* _Stated goal_: Set the listing down again exactly, please, apart from its pictures.

* _Data section_:

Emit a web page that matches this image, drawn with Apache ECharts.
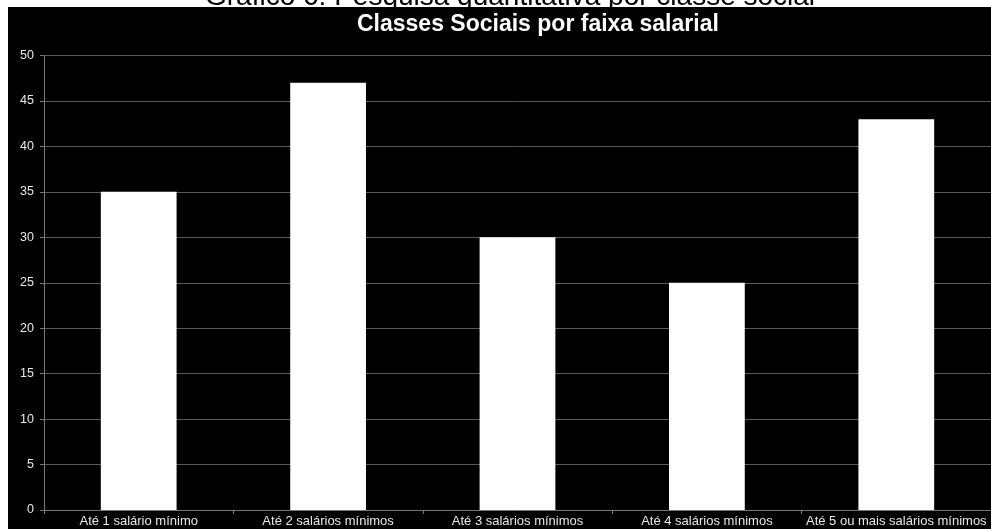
<!DOCTYPE html>
<html>
<head>
    <meta charset="utf-8">
    <title>Classes Sociais por faixa salarial</title>
    <script src="https://cdn.jsdelivr.net/npm/echarts@6/dist/echarts.min.js"></script>
    <style>
        html, body { margin: 0; padding: 0; background: #fff; }
    </style>
</head>
<body>
    <div id="main" style="width: 991px;height:529px;"></div>
    <script type="text/javascript">
        var categories = ['Até 1 salário mínimo', 'Até 2 salários mínimos', 'Até 3 salários mínimos', 'Até 4 salários mínimos', 'Até 5 ou mais salários mínimos'];
        var values = [35, 47, 30, 25, 43];
        var yTicks = { min: 0, max: 50, interval: 5 };

        var myChart = echarts.init(document.getElementById('main'));

        var option = {
            backgroundColor: '#fff',
            animation: false,
            graphic: [
                {
                    // legenda da figura, cortada pelo quadro preto
                    type: 'text',
                    z: 1,
                    left: 205,
                    top: -17,
                    style: {
                        text: 'Gráfico 6: Pesquisa quantitativa por classe social',
                        fontFamily: 'Liberation Sans, Arial',
                        fontSize: 28,
                        fill: '#000'
                    }
                },
                {
                    type: 'rect',
                    z: 2,
                    shape: { x: 8, y: 7, width: 983, height: 522 },
                    style: { fill: '#000' }
                }
            ],
            title: {
                text: 'Classes Sociais por faixa salarial',
                left: 357,
                top: 13,
                padding: 0,
                z: 10,
                textStyle: {
                    color: '#fff',
                    fontFamily: 'Liberation Sans, Arial',
                    fontWeight: 'bold',
                    fontSize: 23
                }
            },
            grid: {
                left: 44,
                right: 0,
                top: 55.5,
                bottom: 19,
                containLabel: false,
                z: 5
            },
            xAxis: {
                type: 'category',
                data: categories,
                z: 5,
                axisLine: { lineStyle: { color: '#777', width: 1 } },
                axisTick: { show: true, length: 4, lineStyle: { color: '#777' } },
                axisLabel: {
                    color: '#e8e8e8',
                    fontFamily: 'Liberation Sans, Arial',
                    fontSize: 13,
                    margin: 5,
                    interval: 0
                }
            },
            yAxis: {
                type: 'value',
                min: yTicks.min,
                max: yTicks.max,
                interval: yTicks.interval,
                z: 5,
                axisLine: { show: true, lineStyle: { color: '#777', width: 1 } },
                axisTick: { show: true, length: 4, lineStyle: { color: '#777' } },
                axisLabel: {
                    color: '#e8e8e8',
                    fontFamily: 'Liberation Sans, Arial',
                    fontSize: 12.5,
                    margin: 10
                },
                splitLine: { lineStyle: { color: '#5a5a5a', width: 1 } }
            },
            series: [{
                type: 'bar',
                data: values,
                barWidth: '40%',
                z: 6,
                itemStyle: { color: '#fff' }
            }]
        };

        myChart.setOption(option);
    </script>
</body>
</html>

* _Solution for this exercise_:
Emit a web page that matches this image, drawn with Apache ECharts.
<!DOCTYPE html>
<html>
<head>
    <meta charset="utf-8">
    <title>Classes Sociais por faixa salarial</title>
    <script src="https://cdn.jsdelivr.net/npm/echarts@6/dist/echarts.min.js"></script>
    <style>
        html, body { margin: 0; padding: 0; background: #fff; }
    </style>
</head>
<body>
    <div id="main" style="width: 991px;height:529px;"></div>
    <script type="text/javascript">
        var categories = ['Até 1 salário mínimo', 'Até 2 salários mínimos', 'Até 3 salários mínimos', 'Até 4 salários mínimos', 'Até 5 ou mais salários mínimos'];
        var values = [35, 47, 30, 25, 43];
        var yTicks = { min: 0, max: 50, interval: 5 };

        var myChart = echarts.init(document.getElementById('main'));

        var option = {
            backgroundColor: '#fff',
            animation: false,
            graphic: [
                {
                    // legenda da figura, cortada pelo quadro preto
                    type: 'text',
                    z: 1,
                    left: 205,
                    top: -17,
                    style: {
                        text: 'Gráfico 6: Pesquisa quantitativa por classe social',
                        fontFamily: 'Liberation Sans, Arial',
                        fontSize: 28,
                        fill: '#000'
                    }
                },
                {
                    type: 'rect',
                    z: 2,
                    shape: { x: 8, y: 7, width: 983, height: 522 },
                    style: { fill: '#000' }
                }
            ],
            title: {
                text: 'Classes Sociais por faixa salarial',
                left: 357,
                top: 13,
                padding: 0,
                z: 10,
                textStyle: {
                    color: '#fff',
                    fontFamily: 'Liberation Sans, Arial',
                    fontWeight: 'bold',
                    fontSize: 23
                }
            },
            grid: {
                left: 44,
                right: 0,
                top: 55.5,
                bottom: 19,
                containLabel: false,
                z: 5
            },
            xAxis: {
                type: 'category',
                data: categories,
                z: 5,
                axisLine: { lineStyle: { color: '#777', width: 1 } },
                axisTick: { show: true, length: 4, lineStyle: { color: '#777' } },
                axisLabel: {
                    color: '#e8e8e8',
                    fontFamily: 'Liberation Sans, Arial',
                    fontSize: 13,
                    margin: 5,
                    interval: 0
                }
            },
            yAxis: {
                type: 'value',
                min: yTicks.min,
                max: yTicks.max,
                interval: yTicks.interval,
                z: 5,
                axisLine: { show: true, lineStyle: { color: '#777', width: 1 } },
                axisTick: { show: true, length: 4, lineStyle: { color: '#777' } },
                axisLabel: {
                    color: '#e8e8e8',
                    fontFamily: 'Liberation Sans, Arial',
                    fontSize: 12.5,
                    margin: 10
                },
                splitLine: { lineStyle: { color: '#5a5a5a', width: 1 } }
            },
            series: [{
                type: 'bar',
                data: values,
                barWidth: '40%',
                z: 6,
                itemStyle: { color: '#fff' }
            }]
        };

        myChart.setOption(option);
    </script>
</body>
</html>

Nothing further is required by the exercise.